TASK INPUTS

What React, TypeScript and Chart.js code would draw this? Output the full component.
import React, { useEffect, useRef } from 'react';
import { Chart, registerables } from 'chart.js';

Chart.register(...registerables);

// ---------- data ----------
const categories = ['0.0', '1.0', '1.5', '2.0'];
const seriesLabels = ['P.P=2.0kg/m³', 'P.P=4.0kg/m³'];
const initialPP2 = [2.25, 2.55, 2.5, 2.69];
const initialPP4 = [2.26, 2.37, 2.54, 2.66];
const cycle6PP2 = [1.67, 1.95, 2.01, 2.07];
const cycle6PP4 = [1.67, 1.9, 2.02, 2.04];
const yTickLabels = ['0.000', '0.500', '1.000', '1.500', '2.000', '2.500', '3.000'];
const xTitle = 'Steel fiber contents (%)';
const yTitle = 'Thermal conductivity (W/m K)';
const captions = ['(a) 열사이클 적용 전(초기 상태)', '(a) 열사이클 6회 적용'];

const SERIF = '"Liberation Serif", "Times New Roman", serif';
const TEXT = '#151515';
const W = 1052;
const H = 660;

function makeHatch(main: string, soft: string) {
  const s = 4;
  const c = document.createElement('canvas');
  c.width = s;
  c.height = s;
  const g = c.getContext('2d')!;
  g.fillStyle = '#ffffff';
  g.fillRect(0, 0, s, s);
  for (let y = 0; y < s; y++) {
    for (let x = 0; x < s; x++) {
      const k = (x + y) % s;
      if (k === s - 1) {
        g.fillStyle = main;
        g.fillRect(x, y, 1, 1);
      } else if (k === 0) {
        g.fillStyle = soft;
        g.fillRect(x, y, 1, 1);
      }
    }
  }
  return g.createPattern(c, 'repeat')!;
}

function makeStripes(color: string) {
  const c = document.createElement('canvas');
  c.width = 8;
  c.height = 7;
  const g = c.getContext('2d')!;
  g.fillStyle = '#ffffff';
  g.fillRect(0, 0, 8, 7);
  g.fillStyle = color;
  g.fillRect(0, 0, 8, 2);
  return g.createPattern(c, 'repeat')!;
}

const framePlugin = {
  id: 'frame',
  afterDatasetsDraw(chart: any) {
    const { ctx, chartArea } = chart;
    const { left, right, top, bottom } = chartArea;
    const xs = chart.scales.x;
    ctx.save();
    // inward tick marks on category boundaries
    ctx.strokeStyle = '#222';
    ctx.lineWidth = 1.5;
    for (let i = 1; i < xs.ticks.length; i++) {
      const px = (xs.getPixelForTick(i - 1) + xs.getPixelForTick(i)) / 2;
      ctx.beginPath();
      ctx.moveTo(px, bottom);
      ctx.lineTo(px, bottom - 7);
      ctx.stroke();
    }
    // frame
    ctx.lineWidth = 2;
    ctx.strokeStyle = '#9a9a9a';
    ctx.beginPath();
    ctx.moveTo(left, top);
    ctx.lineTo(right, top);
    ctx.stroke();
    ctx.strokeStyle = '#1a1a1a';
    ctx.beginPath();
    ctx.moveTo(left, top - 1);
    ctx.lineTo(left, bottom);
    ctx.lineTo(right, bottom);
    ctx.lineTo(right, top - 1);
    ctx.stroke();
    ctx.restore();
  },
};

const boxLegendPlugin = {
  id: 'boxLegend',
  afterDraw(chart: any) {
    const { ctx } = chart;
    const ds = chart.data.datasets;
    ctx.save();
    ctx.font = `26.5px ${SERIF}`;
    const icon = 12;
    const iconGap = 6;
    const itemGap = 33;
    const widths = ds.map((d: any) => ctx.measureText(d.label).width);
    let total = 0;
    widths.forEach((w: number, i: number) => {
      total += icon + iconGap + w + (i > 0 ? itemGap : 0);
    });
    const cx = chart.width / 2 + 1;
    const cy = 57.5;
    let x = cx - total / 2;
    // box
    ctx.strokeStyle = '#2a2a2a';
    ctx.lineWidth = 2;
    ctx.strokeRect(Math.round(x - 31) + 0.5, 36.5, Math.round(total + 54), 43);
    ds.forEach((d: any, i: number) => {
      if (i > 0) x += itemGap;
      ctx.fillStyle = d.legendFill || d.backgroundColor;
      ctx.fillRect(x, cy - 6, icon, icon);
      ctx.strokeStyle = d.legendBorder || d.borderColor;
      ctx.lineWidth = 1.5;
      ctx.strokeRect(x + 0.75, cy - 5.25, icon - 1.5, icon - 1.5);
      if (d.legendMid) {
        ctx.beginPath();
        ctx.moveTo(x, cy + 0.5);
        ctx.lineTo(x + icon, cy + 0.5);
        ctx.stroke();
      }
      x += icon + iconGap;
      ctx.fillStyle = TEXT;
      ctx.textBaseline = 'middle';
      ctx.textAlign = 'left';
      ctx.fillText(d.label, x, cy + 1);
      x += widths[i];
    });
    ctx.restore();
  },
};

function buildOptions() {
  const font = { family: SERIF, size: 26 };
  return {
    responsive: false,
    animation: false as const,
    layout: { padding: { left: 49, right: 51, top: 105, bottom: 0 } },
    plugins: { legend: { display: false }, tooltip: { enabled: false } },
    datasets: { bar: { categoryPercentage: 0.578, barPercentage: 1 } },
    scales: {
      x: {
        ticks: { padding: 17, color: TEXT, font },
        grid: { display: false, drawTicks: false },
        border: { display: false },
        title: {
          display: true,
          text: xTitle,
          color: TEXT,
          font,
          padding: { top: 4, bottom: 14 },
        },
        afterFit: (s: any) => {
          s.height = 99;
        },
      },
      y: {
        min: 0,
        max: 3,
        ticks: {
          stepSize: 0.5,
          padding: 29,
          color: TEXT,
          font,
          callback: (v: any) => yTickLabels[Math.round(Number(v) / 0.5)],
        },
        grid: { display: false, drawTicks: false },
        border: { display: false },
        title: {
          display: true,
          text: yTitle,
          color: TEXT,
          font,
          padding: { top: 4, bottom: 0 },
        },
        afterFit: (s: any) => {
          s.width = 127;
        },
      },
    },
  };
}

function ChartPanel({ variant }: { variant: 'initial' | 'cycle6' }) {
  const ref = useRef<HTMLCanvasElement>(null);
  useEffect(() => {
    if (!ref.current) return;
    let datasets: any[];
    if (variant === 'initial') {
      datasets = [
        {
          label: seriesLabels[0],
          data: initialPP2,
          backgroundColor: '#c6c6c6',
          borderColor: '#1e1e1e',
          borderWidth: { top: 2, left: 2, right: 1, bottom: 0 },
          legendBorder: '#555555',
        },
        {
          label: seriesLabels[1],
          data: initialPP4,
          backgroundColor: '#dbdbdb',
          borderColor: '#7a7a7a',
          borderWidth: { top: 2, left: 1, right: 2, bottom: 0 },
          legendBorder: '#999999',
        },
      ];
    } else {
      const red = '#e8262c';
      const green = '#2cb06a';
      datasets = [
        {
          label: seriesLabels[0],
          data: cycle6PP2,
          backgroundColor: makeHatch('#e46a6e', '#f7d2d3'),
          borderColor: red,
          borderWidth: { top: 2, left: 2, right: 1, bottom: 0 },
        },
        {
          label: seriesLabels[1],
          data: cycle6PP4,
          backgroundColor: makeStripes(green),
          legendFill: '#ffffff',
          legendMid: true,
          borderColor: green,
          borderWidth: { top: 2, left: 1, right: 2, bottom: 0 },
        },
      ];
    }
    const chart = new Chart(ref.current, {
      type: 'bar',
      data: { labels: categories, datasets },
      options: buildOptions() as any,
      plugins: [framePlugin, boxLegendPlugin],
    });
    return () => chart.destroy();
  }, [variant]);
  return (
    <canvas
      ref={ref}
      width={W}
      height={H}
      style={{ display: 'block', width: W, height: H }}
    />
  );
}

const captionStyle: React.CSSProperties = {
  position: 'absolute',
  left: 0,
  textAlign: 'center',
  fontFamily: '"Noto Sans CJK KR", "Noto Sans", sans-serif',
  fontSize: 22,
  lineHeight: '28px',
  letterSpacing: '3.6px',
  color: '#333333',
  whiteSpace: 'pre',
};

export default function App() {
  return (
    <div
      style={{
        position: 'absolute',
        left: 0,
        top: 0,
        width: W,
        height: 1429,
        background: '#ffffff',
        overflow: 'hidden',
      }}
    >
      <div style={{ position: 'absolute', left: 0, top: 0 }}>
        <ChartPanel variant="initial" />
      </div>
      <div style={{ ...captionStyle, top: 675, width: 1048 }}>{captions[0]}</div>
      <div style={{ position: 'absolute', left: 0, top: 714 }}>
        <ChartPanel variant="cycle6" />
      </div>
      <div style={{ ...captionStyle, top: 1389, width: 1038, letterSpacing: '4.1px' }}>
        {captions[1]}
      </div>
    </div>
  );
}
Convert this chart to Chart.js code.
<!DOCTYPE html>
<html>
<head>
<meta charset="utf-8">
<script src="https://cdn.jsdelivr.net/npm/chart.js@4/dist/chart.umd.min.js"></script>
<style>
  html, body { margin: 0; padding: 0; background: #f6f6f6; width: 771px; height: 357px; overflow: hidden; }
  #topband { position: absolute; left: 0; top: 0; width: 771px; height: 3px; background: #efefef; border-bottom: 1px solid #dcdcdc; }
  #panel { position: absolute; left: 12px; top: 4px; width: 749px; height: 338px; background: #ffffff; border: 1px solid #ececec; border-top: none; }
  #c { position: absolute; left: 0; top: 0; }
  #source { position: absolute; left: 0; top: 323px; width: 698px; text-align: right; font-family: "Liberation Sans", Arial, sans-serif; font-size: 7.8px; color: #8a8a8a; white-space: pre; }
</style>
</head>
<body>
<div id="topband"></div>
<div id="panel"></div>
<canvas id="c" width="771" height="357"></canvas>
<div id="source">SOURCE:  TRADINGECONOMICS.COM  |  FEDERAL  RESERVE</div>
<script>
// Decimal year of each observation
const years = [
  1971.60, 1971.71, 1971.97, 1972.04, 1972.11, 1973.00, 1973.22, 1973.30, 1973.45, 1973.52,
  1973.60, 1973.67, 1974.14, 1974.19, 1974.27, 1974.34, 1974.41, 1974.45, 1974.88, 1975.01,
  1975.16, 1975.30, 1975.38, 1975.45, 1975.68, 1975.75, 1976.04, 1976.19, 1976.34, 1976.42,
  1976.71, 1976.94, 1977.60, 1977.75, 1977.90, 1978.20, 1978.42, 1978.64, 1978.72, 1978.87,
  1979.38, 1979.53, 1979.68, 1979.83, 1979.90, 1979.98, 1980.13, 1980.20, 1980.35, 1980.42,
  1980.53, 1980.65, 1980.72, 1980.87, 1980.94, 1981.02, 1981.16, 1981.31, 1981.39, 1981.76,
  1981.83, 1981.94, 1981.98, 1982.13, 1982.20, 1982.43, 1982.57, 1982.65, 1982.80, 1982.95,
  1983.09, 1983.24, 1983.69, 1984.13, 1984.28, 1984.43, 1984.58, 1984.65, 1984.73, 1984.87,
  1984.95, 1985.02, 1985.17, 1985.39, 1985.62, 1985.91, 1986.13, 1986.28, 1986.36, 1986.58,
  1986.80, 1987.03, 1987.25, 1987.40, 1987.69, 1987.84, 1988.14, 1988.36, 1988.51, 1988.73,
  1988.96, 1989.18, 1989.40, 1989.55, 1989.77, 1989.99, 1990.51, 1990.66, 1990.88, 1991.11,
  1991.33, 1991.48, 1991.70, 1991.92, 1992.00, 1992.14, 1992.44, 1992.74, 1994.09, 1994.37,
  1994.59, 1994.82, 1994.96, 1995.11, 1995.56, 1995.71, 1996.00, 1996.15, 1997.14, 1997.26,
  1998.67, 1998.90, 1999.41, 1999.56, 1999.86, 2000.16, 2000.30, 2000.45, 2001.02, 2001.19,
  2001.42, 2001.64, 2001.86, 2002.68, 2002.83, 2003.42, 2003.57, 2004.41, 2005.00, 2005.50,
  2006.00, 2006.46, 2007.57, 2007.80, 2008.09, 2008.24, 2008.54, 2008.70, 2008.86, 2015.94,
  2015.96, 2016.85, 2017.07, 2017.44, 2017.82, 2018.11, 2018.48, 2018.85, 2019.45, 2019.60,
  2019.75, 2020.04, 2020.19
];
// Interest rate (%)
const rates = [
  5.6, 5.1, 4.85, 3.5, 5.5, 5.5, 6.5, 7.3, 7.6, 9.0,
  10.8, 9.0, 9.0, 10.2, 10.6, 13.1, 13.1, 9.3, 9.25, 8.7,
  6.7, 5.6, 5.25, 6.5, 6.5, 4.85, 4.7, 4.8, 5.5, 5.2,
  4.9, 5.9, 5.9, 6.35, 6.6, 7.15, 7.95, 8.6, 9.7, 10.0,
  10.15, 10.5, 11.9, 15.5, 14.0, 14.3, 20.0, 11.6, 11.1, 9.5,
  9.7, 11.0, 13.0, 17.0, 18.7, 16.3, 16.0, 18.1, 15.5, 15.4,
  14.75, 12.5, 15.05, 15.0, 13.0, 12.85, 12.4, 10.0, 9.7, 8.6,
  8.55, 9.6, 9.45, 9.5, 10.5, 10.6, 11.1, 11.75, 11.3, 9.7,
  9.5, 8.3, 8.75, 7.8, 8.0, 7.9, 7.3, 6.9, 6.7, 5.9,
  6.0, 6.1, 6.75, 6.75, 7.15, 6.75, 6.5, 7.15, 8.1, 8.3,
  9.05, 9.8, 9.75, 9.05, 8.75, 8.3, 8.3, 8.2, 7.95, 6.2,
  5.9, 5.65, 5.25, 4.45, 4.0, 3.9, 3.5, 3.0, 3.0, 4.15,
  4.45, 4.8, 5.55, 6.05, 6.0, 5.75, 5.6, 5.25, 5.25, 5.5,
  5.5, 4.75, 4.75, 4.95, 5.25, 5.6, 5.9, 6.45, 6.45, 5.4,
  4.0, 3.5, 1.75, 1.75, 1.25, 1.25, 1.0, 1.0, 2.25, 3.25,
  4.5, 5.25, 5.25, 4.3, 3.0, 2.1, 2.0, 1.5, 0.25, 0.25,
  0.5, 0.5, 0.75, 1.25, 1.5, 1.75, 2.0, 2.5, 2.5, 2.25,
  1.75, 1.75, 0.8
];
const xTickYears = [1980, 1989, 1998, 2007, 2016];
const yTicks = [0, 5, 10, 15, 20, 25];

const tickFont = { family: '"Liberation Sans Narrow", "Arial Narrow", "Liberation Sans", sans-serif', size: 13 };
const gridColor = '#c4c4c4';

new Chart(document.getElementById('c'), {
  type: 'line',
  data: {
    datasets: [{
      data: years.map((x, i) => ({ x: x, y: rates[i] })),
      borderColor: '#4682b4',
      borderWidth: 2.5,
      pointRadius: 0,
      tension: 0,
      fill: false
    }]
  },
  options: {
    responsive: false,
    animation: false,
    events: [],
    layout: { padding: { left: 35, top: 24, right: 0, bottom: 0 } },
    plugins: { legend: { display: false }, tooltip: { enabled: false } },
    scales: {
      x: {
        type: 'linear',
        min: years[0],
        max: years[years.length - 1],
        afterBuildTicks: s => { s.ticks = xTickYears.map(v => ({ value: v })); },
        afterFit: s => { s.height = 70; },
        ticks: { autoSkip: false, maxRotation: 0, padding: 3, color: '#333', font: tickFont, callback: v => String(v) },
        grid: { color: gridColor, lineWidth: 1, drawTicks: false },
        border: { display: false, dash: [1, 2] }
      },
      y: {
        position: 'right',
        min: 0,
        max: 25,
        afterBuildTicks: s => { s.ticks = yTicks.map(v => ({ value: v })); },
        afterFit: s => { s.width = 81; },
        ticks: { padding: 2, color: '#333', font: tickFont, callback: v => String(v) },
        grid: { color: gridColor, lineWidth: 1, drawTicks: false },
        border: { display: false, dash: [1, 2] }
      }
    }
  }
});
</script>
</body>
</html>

DO THIS
Above are the records. Copy every line in them holding "code".

SOLUTION TO THIS TASK
What React, TypeScript and Chart.js code would draw this? Output the full component.
Convert this chart to Chart.js code.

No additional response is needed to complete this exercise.